## [Aim]
The material below should be written out in full and exactly; pictures stay out of the copy.

## [Information provided]
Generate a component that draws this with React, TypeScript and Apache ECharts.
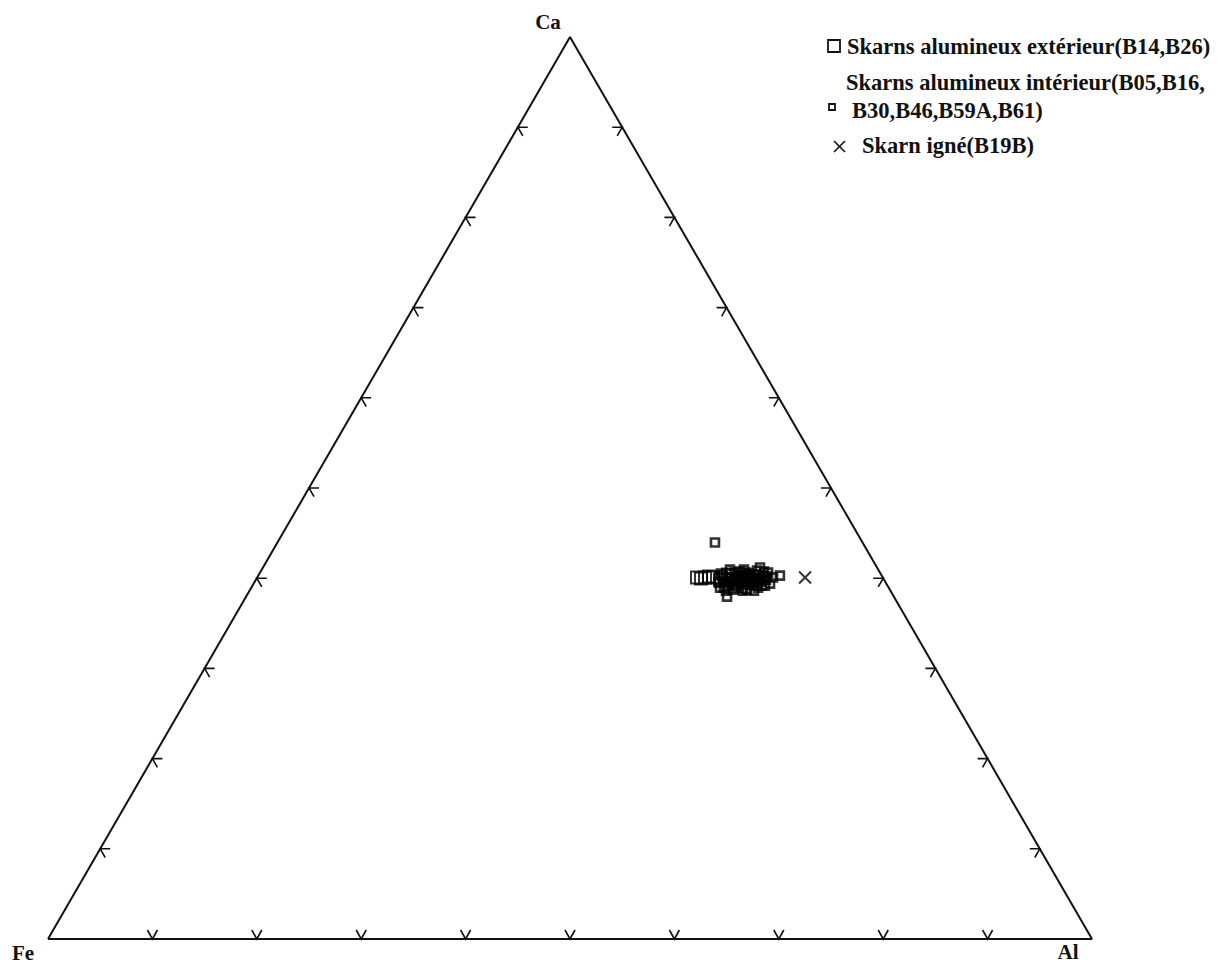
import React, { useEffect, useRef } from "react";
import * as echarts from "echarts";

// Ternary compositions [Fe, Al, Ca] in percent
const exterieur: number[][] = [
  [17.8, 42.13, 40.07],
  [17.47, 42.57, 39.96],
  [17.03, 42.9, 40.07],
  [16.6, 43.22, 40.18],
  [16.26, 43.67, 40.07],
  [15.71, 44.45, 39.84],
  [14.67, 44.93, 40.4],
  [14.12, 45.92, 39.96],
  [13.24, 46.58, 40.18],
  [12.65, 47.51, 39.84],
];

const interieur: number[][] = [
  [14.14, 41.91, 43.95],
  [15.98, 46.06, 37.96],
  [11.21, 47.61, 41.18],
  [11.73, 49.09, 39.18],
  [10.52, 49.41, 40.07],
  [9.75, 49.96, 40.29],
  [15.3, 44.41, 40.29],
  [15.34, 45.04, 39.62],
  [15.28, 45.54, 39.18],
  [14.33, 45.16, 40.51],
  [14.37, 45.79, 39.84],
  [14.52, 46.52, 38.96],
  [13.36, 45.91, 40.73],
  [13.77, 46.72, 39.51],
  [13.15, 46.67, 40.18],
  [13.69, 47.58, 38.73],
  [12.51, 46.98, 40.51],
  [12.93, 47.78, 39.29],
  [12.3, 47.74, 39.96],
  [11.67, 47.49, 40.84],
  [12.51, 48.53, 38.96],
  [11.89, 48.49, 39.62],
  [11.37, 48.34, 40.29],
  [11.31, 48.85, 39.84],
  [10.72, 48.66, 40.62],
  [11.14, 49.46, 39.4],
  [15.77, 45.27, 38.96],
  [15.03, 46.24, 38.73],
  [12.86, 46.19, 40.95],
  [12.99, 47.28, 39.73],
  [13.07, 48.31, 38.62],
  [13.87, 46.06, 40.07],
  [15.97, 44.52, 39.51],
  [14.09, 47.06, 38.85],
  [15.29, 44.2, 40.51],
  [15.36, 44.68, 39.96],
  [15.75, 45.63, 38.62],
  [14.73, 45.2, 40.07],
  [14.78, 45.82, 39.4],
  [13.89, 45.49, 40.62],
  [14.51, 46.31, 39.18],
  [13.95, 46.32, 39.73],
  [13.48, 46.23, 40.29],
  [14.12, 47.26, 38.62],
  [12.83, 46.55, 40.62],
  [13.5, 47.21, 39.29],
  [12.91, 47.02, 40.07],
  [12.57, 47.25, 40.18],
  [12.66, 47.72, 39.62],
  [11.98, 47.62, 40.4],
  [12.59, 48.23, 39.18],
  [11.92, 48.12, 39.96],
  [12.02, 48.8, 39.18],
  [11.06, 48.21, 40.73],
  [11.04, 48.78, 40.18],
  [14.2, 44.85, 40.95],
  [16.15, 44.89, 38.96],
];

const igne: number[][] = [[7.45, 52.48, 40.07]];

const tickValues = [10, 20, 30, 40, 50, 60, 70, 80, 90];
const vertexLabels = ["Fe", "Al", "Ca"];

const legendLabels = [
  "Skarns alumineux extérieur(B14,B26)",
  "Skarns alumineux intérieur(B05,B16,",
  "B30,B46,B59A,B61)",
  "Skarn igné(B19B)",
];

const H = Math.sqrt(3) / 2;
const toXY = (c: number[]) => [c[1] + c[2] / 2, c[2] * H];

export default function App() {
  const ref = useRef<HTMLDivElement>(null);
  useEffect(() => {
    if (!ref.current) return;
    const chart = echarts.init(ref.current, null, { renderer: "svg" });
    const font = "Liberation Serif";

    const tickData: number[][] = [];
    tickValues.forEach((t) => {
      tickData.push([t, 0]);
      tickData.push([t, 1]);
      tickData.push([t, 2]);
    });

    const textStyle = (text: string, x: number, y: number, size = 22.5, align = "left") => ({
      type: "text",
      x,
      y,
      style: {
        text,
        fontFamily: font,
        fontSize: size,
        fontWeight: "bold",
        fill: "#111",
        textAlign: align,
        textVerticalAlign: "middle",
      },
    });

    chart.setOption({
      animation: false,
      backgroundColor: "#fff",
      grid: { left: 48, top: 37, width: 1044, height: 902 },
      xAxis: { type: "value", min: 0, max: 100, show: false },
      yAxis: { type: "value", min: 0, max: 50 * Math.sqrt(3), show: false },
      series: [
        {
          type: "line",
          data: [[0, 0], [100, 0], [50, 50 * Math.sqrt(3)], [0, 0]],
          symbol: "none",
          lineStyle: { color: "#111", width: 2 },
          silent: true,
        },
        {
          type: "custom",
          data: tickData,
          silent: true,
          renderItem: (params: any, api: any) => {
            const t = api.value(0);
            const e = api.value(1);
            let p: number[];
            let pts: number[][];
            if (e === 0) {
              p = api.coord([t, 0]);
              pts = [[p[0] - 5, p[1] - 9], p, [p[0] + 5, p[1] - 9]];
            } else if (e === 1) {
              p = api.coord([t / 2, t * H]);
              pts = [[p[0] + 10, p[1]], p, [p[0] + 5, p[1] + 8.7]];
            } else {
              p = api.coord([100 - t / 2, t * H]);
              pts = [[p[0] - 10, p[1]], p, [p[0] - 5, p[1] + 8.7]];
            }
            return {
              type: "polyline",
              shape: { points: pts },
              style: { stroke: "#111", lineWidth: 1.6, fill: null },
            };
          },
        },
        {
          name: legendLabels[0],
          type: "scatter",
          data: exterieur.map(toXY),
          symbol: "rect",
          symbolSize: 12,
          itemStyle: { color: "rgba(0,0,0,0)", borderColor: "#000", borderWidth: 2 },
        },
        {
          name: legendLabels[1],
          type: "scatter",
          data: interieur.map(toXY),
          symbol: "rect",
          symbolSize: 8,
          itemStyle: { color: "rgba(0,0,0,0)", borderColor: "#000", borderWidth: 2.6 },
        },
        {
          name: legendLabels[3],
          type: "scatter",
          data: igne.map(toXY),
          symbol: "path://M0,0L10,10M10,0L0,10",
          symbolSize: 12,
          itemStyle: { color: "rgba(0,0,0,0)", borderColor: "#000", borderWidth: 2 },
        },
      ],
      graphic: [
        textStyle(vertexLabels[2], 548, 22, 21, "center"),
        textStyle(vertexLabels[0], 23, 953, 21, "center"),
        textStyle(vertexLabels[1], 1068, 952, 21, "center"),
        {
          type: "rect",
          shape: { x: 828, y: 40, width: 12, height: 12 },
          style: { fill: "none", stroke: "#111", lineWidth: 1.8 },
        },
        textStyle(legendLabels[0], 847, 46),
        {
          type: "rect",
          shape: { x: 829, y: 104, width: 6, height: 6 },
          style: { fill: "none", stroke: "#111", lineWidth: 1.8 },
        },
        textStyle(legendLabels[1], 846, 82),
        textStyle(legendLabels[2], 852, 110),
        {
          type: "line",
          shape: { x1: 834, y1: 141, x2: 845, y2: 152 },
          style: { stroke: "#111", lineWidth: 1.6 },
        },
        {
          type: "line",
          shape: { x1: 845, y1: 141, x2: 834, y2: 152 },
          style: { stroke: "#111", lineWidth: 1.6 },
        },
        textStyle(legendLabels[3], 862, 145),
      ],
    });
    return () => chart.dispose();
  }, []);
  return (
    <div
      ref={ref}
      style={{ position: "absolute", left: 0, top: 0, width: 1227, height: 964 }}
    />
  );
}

## [Finished task]
Generate a component that draws this with React, TypeScript and Apache ECharts.
import React, { useEffect, useRef } from "react";
import * as echarts from "echarts";

// Ternary compositions [Fe, Al, Ca] in percent
const exterieur: number[][] = [
  [17.8, 42.13, 40.07],
  [17.47, 42.57, 39.96],
  [17.03, 42.9, 40.07],
  [16.6, 43.22, 40.18],
  [16.26, 43.67, 40.07],
  [15.71, 44.45, 39.84],
  [14.67, 44.93, 40.4],
  [14.12, 45.92, 39.96],
  [13.24, 46.58, 40.18],
  [12.65, 47.51, 39.84],
];

const interieur: number[][] = [
  [14.14, 41.91, 43.95],
  [15.98, 46.06, 37.96],
  [11.21, 47.61, 41.18],
  [11.73, 49.09, 39.18],
  [10.52, 49.41, 40.07],
  [9.75, 49.96, 40.29],
  [15.3, 44.41, 40.29],
  [15.34, 45.04, 39.62],
  [15.28, 45.54, 39.18],
  [14.33, 45.16, 40.51],
  [14.37, 45.79, 39.84],
  [14.52, 46.52, 38.96],
  [13.36, 45.91, 40.73],
  [13.77, 46.72, 39.51],
  [13.15, 46.67, 40.18],
  [13.69, 47.58, 38.73],
  [12.51, 46.98, 40.51],
  [12.93, 47.78, 39.29],
  [12.3, 47.74, 39.96],
  [11.67, 47.49, 40.84],
  [12.51, 48.53, 38.96],
  [11.89, 48.49, 39.62],
  [11.37, 48.34, 40.29],
  [11.31, 48.85, 39.84],
  [10.72, 48.66, 40.62],
  [11.14, 49.46, 39.4],
  [15.77, 45.27, 38.96],
  [15.03, 46.24, 38.73],
  [12.86, 46.19, 40.95],
  [12.99, 47.28, 39.73],
  [13.07, 48.31, 38.62],
  [13.87, 46.06, 40.07],
  [15.97, 44.52, 39.51],
  [14.09, 47.06, 38.85],
  [15.29, 44.2, 40.51],
  [15.36, 44.68, 39.96],
  [15.75, 45.63, 38.62],
  [14.73, 45.2, 40.07],
  [14.78, 45.82, 39.4],
  [13.89, 45.49, 40.62],
  [14.51, 46.31, 39.18],
  [13.95, 46.32, 39.73],
  [13.48, 46.23, 40.29],
  [14.12, 47.26, 38.62],
  [12.83, 46.55, 40.62],
  [13.5, 47.21, 39.29],
  [12.91, 47.02, 40.07],
  [12.57, 47.25, 40.18],
  [12.66, 47.72, 39.62],
  [11.98, 47.62, 40.4],
  [12.59, 48.23, 39.18],
  [11.92, 48.12, 39.96],
  [12.02, 48.8, 39.18],
  [11.06, 48.21, 40.73],
  [11.04, 48.78, 40.18],
  [14.2, 44.85, 40.95],
  [16.15, 44.89, 38.96],
];

const igne: number[][] = [[7.45, 52.48, 40.07]];

const tickValues = [10, 20, 30, 40, 50, 60, 70, 80, 90];
const vertexLabels = ["Fe", "Al", "Ca"];

const legendLabels = [
  "Skarns alumineux extérieur(B14,B26)",
  "Skarns alumineux intérieur(B05,B16,",
  "B30,B46,B59A,B61)",
  "Skarn igné(B19B)",
];

const H = Math.sqrt(3) / 2;
const toXY = (c: number[]) => [c[1] + c[2] / 2, c[2] * H];

export default function App() {
  const ref = useRef<HTMLDivElement>(null);
  useEffect(() => {
    if (!ref.current) return;
    const chart = echarts.init(ref.current, null, { renderer: "svg" });
    const font = "Liberation Serif";

    const tickData: number[][] = [];
    tickValues.forEach((t) => {
      tickData.push([t, 0]);
      tickData.push([t, 1]);
      tickData.push([t, 2]);
    });

    const textStyle = (text: string, x: number, y: number, size = 22.5, align = "left") => ({
      type: "text",
      x,
      y,
      style: {
        text,
        fontFamily: font,
        fontSize: size,
        fontWeight: "bold",
        fill: "#111",
        textAlign: align,
        textVerticalAlign: "middle",
      },
    });

    chart.setOption({
      animation: false,
      backgroundColor: "#fff",
      grid: { left: 48, top: 37, width: 1044, height: 902 },
      xAxis: { type: "value", min: 0, max: 100, show: false },
      yAxis: { type: "value", min: 0, max: 50 * Math.sqrt(3), show: false },
      series: [
        {
          type: "line",
          data: [[0, 0], [100, 0], [50, 50 * Math.sqrt(3)], [0, 0]],
          symbol: "none",
          lineStyle: { color: "#111", width: 2 },
          silent: true,
        },
        {
          type: "custom",
          data: tickData,
          silent: true,
          renderItem: (params: any, api: any) => {
            const t = api.value(0);
            const e = api.value(1);
            let p: number[];
            let pts: number[][];
            if (e === 0) {
              p = api.coord([t, 0]);
              pts = [[p[0] - 5, p[1] - 9], p, [p[0] + 5, p[1] - 9]];
            } else if (e === 1) {
              p = api.coord([t / 2, t * H]);
              pts = [[p[0] + 10, p[1]], p, [p[0] + 5, p[1] + 8.7]];
            } else {
              p = api.coord([100 - t / 2, t * H]);
              pts = [[p[0] - 10, p[1]], p, [p[0] - 5, p[1] + 8.7]];
            }
            return {
              type: "polyline",
              shape: { points: pts },
              style: { stroke: "#111", lineWidth: 1.6, fill: null },
            };
          },
        },
        {
          name: legendLabels[0],
          type: "scatter",
          data: exterieur.map(toXY),
          symbol: "rect",
          symbolSize: 12,
          itemStyle: { color: "rgba(0,0,0,0)", borderColor: "#000", borderWidth: 2 },
        },
        {
          name: legendLabels[1],
          type: "scatter",
          data: interieur.map(toXY),
          symbol: "rect",
          symbolSize: 8,
          itemStyle: { color: "rgba(0,0,0,0)", borderColor: "#000", borderWidth: 2.6 },
        },
        {
          name: legendLabels[3],
          type: "scatter",
          data: igne.map(toXY),
          symbol: "path://M0,0L10,10M10,0L0,10",
          symbolSize: 12,
          itemStyle: { color: "rgba(0,0,0,0)", borderColor: "#000", borderWidth: 2 },
        },
      ],
      graphic: [
        textStyle(vertexLabels[2], 548, 22, 21, "center"),
        textStyle(vertexLabels[0], 23, 953, 21, "center"),
        textStyle(vertexLabels[1], 1068, 952, 21, "center"),
        {
          type: "rect",
          shape: { x: 828, y: 40, width: 12, height: 12 },
          style: { fill: "none", stroke: "#111", lineWidth: 1.8 },
        },
        textStyle(legendLabels[0], 847, 46),
        {
          type: "rect",
          shape: { x: 829, y: 104, width: 6, height: 6 },
          style: { fill: "none", stroke: "#111", lineWidth: 1.8 },
        },
        textStyle(legendLabels[1], 846, 82),
        textStyle(legendLabels[2], 852, 110),
        {
          type: "line",
          shape: { x1: 834, y1: 141, x2: 845, y2: 152 },
          style: { stroke: "#111", lineWidth: 1.6 },
        },
        {
          type: "line",
          shape: { x1: 845, y1: 141, x2: 834, y2: 152 },
          style: { stroke: "#111", lineWidth: 1.6 },
        },
        textStyle(legendLabels[3], 862, 145),
      ],
    });
    return () => chart.dispose();
  }, []);
  return (
    <div
      ref={ref}
      style={{ position: "absolute", left: 0, top: 0, width: 1227, height: 964 }}
    />
  );
}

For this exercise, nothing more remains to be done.